The Pirate (1973) Movie Review

The Pirate (1973) Movie ReviewThe pirate themed swashbuckler, though a perennial Hollywood favourite has been rather neglected in Hong Kong cinema, with only a handful of films such as Jackie Chan’s “Project A” tackling the genre. Helping to right this wrong is the re-release of the 1973 Shaw Brothers classic “The Pirate”, a film so epic it took three of the studio’s top directors to bring it to the screen in the form of the legendary Chang Cheh, Pao Hsueh Li, and Wu Ma (an actor as well as helmer who later became a mainstay of the Hong Kong ghost genre in the 1980s, appearing in the likes of “Mr Vampire” and “A Chinese Ghost Story”, in which he stole the show with his raucous Taoist rap scene). Actually, although the idea of having multiple directors may sound like a recipe for incoherent disaster, it was common enough practice for the studio, and the three had worked together before on several other projects, including the 1972 masterpiece “The Water Margin”.

The film is based upon the exploits of a real life 18th century Chinese pirate called Cheung Po Tsai, who apparently lorded over a massive fleet of 600 ships which sailed the South China Sea at the time, and who was recently the inspiration for Chow Yun Fat’s character in the international blockbuster “Pirates of the Caribbean: At Worlds End”. Here, he is played in rather more respectful fashion by studio star Ti Lung (who made a name for himself in the likes of “The Sentimental Swordsman” and countless other wuxia films before turning to action in the 1980s with John Woo’s “A Better Tomorrow”) who cuts a fine Errol Flynn style figure as he rights wrongs and cuts the corrupt down to size. Unfortunately, the noble pirate finds himself in a bit of a scrape when he attracts the attentions of a nasty merchant called Xiang and his equally mean sister who are both keen to collect the bounty on his head. Making matters worse are an escaped pirate called Hun Er Dao who captures Cheung’s ship whilst he is on land, and an undercover Qing official (played by David Chiang, another studio star who had been in such hits as “Vengeance” and “Boxer from Shantung”) who seems determined to bring him to justice, despite the growing respect he feels for his righteous quarry.

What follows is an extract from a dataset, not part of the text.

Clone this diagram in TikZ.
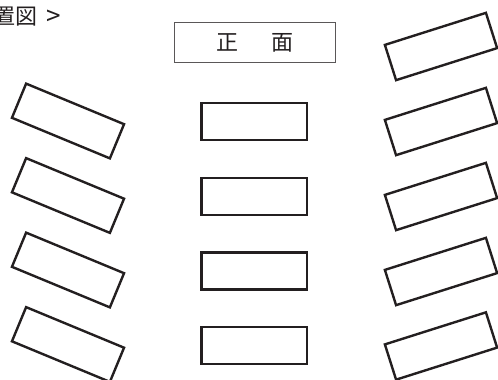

The Pirate (1973) Movie Review“The Pirate” starts in fine fashion with a spectacular sea battle which features ships firing cannons at each other before men swarm the decks to engage in fierce swordplay. Unfortunately, the film is mainly set on land after this, though there is plenty of action, giving both Ti Lung and David Chiang lots of chances to show off their skills, naturally including a duel between the two which proves to be one of the most honourable and polite sparring matches ever. The best scene comes towards the end with a thrilling and bloody mass beach brawl which decimates the cast and goes on for a good ten minutes, leaving the surf strewn with corpses. Not only the top scene in the film, this expertly choreographed rumble is arguably one of the most magnificent and exciting from any Shaw Brothers production of the period.

Although the actual plot is pretty simple and predictable stuff, basically following Cheung from one daring escapade to another and revolving around the usual clichés such as mistaken identity and scheming villains, the seaside scenery is quite spectacular and makes for a nice chance from the usual sets, giving the film a pleasantly different feel to other studio productions of the time. Both of the lead actors are on fine form and seem to be having fun with the material, making their characters likeable and helping to inject a real sense of two fisted fun into the proceedings. The three directors combine their talents well, and the film flows slickly between action scenes, being fast moving and exciting throughout.

The Pirate (1973) Movie Review“The Pirate” does stand out amongst other Shaw Brothers productions of the period, offering something a little different to the usual martial arts tales with its nautical theme and good natured swashbuckling. Well made and featuring charismatic turns from two of the studio’s biggest stars, it should appeal not only to Shaw Brothers aficionados, but to all fans of the pirate film.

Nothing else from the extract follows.